A statement issued by the palace said the Queen “died peacefully at Balmoral this afternoon,” on Sept. 8.
Queen Elizabeth was born in 1926 and started her reign in 1952 after the death of her father King George VI, with her coronation taking place in 1953. This makes her the longest-lived and longest-reigning British monarch and the oldest and longest-serving incumbent head of state.
“The King and The Queen Consort will remain at Balmoral this evening and will return to London tomorrow,” read the rest of the statement. Balmoral Castle is located in Aberdeenshire, Scotland, and is the monarch's summer home.
At 12:20 p.m. on Thursday, Sept. 8, it was announced by Buckingham Palace that the royal doctors were concerned for the Queen's health and she was under "medical supervision."
Senior royals, including Prince William and Prince Harry, and the heir apparent Prince Charles traveled to be by her side.
Just two days before her death, The Queen met with the newest prime minister of the U.K., Liz Truss, on Tuesday, Sept. 6. Truss is the 15th prime minister since the start of Queen Elizabeth's reign.

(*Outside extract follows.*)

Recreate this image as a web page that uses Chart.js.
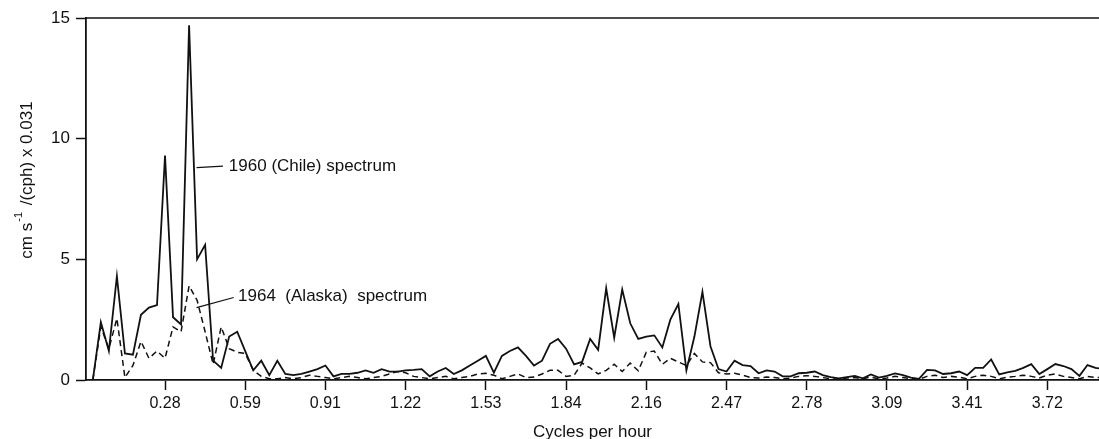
<!DOCTYPE html>
<html>
<head>
<meta charset="utf-8">
<script src="https://cdn.jsdelivr.net/npm/chart.js@4"></script>
<style>
  html, body { margin: 0; padding: 0; background: #fff; }
  #wrap { width: 1099px; height: 439px; }
</style>
</head>
<body>
<div id="wrap"><canvas id="spectrumChart" width="1099" height="439"></canvas></div>
<script>
// spectral estimates, one value per 1/32 cph band
const binWidth = 0.03125;

const chile1960 = [
  0, 2.4, 1.2, 4.3, 1.1, 1.05, 2.7, 3.0, 3.1, 9.3,
  2.6, 2.3, 14.7, 5.0, 5.6, 0.8, 0.5, 1.8, 2.0, 1.2,
  0.4, 0.8, 0.2, 0.8, 0.25, 0.2, 0.25, 0.35, 0.45, 0.6,
  0.15, 0.25, 0.25, 0.3, 0.4, 0.3, 0.45, 0.35, 0.35, 0.4,
  0.42, 0.45, 0.15, 0.35, 0.5, 0.25, 0.4, 0.6, 0.8, 1.0,
  0.3, 1.0, 1.2, 1.35, 1.0, 0.6, 0.8, 1.5, 1.7, 1.3,
  0.65, 0.75, 1.7, 1.25, 3.8, 1.75, 3.75, 2.35, 1.7, 1.8,
  1.85, 1.35, 2.5, 3.15, 0.4, 1.8, 3.65, 1.4, 0.45, 0.35,
  0.8, 0.62, 0.58, 0.28, 0.4, 0.35, 0.15, 0.15, 0.28, 0.3,
  0.35, 0.2, 0.12, 0.07, 0.12, 0.17, 0.07, 0.23, 0.1, 0.17,
  0.27, 0.2, 0.1, 0.05, 0.42, 0.4, 0.25, 0.28, 0.35, 0.2,
  0.5, 0.5, 0.85, 0.23, 0.32, 0.38, 0.5, 0.66, 0.25, 0.45,
  0.66, 0.58, 0.45, 0.17, 0.62, 0.5, 0.45
];

const alaska1964 = [
  0, 2.2, 1.3, 2.55, 0.1, 0.6, 1.6, 0.9, 1.2, 0.9,
  2.2, 2.0, 3.9, 3.3, 2.0, 0.65, 2.2, 1.3, 1.15, 1.1,
  0.4, 0.15, 0.05, 0.05, 0.1, 0.05, 0.1, 0.2, 0.15, 0.1,
  0.05, 0.1, 0.15, 0.1, 0.05, 0.1, 0.15, 0.25, 0.35, 0.3,
  0.15, 0.1, 0.05, 0.1, 0.15, 0.05, 0.1, 0.15, 0.25, 0.28,
  0.2, 0.05, 0.15, 0.25, 0.1, 0.12, 0.25, 0.4, 0.4, 0.15,
  0.2, 0.7, 0.5, 0.25, 0.4, 0.65, 0.35, 0.7, 0.38, 1.15,
  1.2, 0.65, 0.9, 0.75, 0.6, 1.1, 0.75, 0.72, 0.3, 0.25,
  0.28, 0.2, 0.1, 0.08, 0.12, 0.1, 0.05, 0.08, 0.15, 0.18,
  0.15, 0.1, 0.05, 0.03, 0.08, 0.1, 0.05, 0.12, 0.05, 0.08,
  0.15, 0.1, 0.05, 0.03, 0.15, 0.2, 0.1, 0.15, 0.12, 0.05,
  0.15, 0.2, 0.15, 0.05, 0.12, 0.15, 0.2, 0.15, 0.08, 0.2,
  0.25, 0.15, 0.1, 0.05, 0.15, 0.1, 0.1
];

const xTickValues = [0.28125, 0.59375, 0.90625, 1.21875, 1.53125, 1.84375,
                     2.15625, 2.46875, 2.78125, 3.09375, 3.40625, 3.71875];
const xTickLabels = ['0.28', '0.59', '0.91', '1.22', '1.53', '1.84',
                     '2.16', '2.47', '2.78', '3.09', '3.41', '3.72'];

const freqs = chile1960.map((v, i) => i * binWidth);

const FONT = '"Liberation Sans", Arial, Helvetica, sans-serif';
const INK = '#111';

// labels with leader lines, in data units
const callouts = [
  { text: '1960 (Chile) spectrum', from: [0.404, 8.8], to: [0.507, 8.86], at: [0.53, 8.86] },
  { text: '1964  (Alaska)  spectrum', from: [0.404, 3.0], to: [0.549, 3.42], at: [0.566, 3.48] }
];

const extrasPlugin = {
  id: 'extras',
  afterDraw(chart) {
    const { ctx, chartArea, scales } = chart;
    const xs = scales.x, ys = scales.y;
    ctx.save();
    // top frame line
    ctx.strokeStyle = INK;
    ctx.lineWidth = 1.5;
    ctx.beginPath();
    ctx.moveTo(chartArea.left, chartArea.top);
    ctx.lineTo(chartArea.right, chartArea.top);
    ctx.stroke();

    // callouts
    ctx.font = '17px ' + FONT;
    ctx.fillStyle = INK;
    ctx.textBaseline = 'middle';
    ctx.lineWidth = 1.2;
    callouts.forEach(c => {
      ctx.beginPath();
      ctx.moveTo(xs.getPixelForValue(c.from[0]), ys.getPixelForValue(c.from[1]));
      ctx.lineTo(xs.getPixelForValue(c.to[0]), ys.getPixelForValue(c.to[1]));
      ctx.stroke();
      ctx.fillText(c.text, xs.getPixelForValue(c.at[0]), ys.getPixelForValue(c.at[1]));
    });

    // y axis title with superscript
    ctx.translate(27, 180);
    ctx.rotate(-Math.PI / 2);
    const main1 = 'cm s', sup = '-1', main2 = ' /(cph) x 0.031';
    ctx.font = '17px ' + FONT;
    const w1 = ctx.measureText(main1).width;
    const w2 = ctx.measureText(main2).width;
    ctx.font = '11px ' + FONT;
    const ws = ctx.measureText(sup).width;
    let x = -(w1 + ws + 3 + w2) / 2;
    ctx.font = '17px ' + FONT;
    ctx.fillText(main1, x, 0);
    x += w1 + 1;
    ctx.font = '11px ' + FONT;
    ctx.fillText(sup, x, -8);
    x += ws + 2;
    ctx.font = '17px ' + FONT;
    ctx.fillText(main2, x, 0);
    ctx.restore();
  }
};

new Chart(document.getElementById('spectrumChart'), {
  type: 'line',
  data: {
    labels: freqs,
    datasets: [{
      label: '1960 (Chile) spectrum',
      data: chile1960,
      borderColor: INK,
      borderWidth: 1.8,
      pointRadius: 0,
      tension: 0,
      fill: false
    }, {
      label: '1964 (Alaska) spectrum',
      data: alaska1964,
      borderColor: INK,
      borderWidth: 1.5,
      borderDash: [6, 4],
      pointRadius: 0,
      tension: 0,
      fill: false
    }]
  },
  options: {
    responsive: false,
    animation: false,
    layout: { padding: { top: 18, right: 0, bottom: 0, left: 0 } },
    plugins: {
      legend: { display: false },
      tooltip: { enabled: false }
    },
    scales: {
      x: {
        type: 'linear',
        min: -0.0266,
        max: 3.92,
        afterBuildTicks: function(scale) {
          scale.ticks = xTickValues.map(v => ({ value: v }));
        },
        afterFit: function(scale) {
          scale.height = 59;
        },
        grid: {
          drawOnChartArea: false,
          drawTicks: true,
          tickLength: 10,
          tickColor: INK,
          tickWidth: 1.5
        },
        border: { display: true, color: INK, width: 1.8 },
        ticks: {
          color: INK,
          font: { family: FONT, size: 16 },
          padding: 4,
          maxRotation: 0,
          autoSkip: false,
          callback: function(value) {
            const i = xTickValues.indexOf(value);
            return i >= 0 ? xTickLabels[i] : '';
          }
        },
        title: {
          display: true,
          text: 'Cycles per hour',
          color: INK,
          font: { family: FONT, size: 17, lineHeight: 0.8 },
          padding: { top: 0, bottom: 0 }
        }
      },
      y: {
        min: 0,
        max: 15,
        afterFit: function(scale) {
          scale.width = 86;
        },
        grid: {
          drawOnChartArea: false,
          drawTicks: true,
          tickLength: 10,
          tickColor: INK,
          tickWidth: 1.5
        },
        border: { display: true, color: INK, width: 1.8 },
        ticks: {
          stepSize: 5,
          color: INK,
          font: { family: FONT, size: 17 },
          padding: 6
        }
      }
    }
  },
  plugins: [extrasPlugin]
});
</script>
</body>
</html>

There's a meticulous list of procedures and protocols that's existed for years as a script to follow in the event of the queen's death. It's been called the “London Bridge” plan. This is because it dictated the prime minister be told of the queen’s passing on secure lines, and that civil servants say “London Bridge is down,” as The Guardian reported in 2017.
President Joe Biden said Thursday that Queen Elizabeth was a “steadying presence and a source of comfort and pride for generations of Britons.” He added that the queen’s “legacy will loom large in the pages of British history, and in the story of our world."
Charles, Prince of Wales — now King Charles III — is the heir to the throne, as he is Queen Elizabeth's oldest child. The crown was immediately passed on to him Thursday.
This story will be updated as more news comes to light.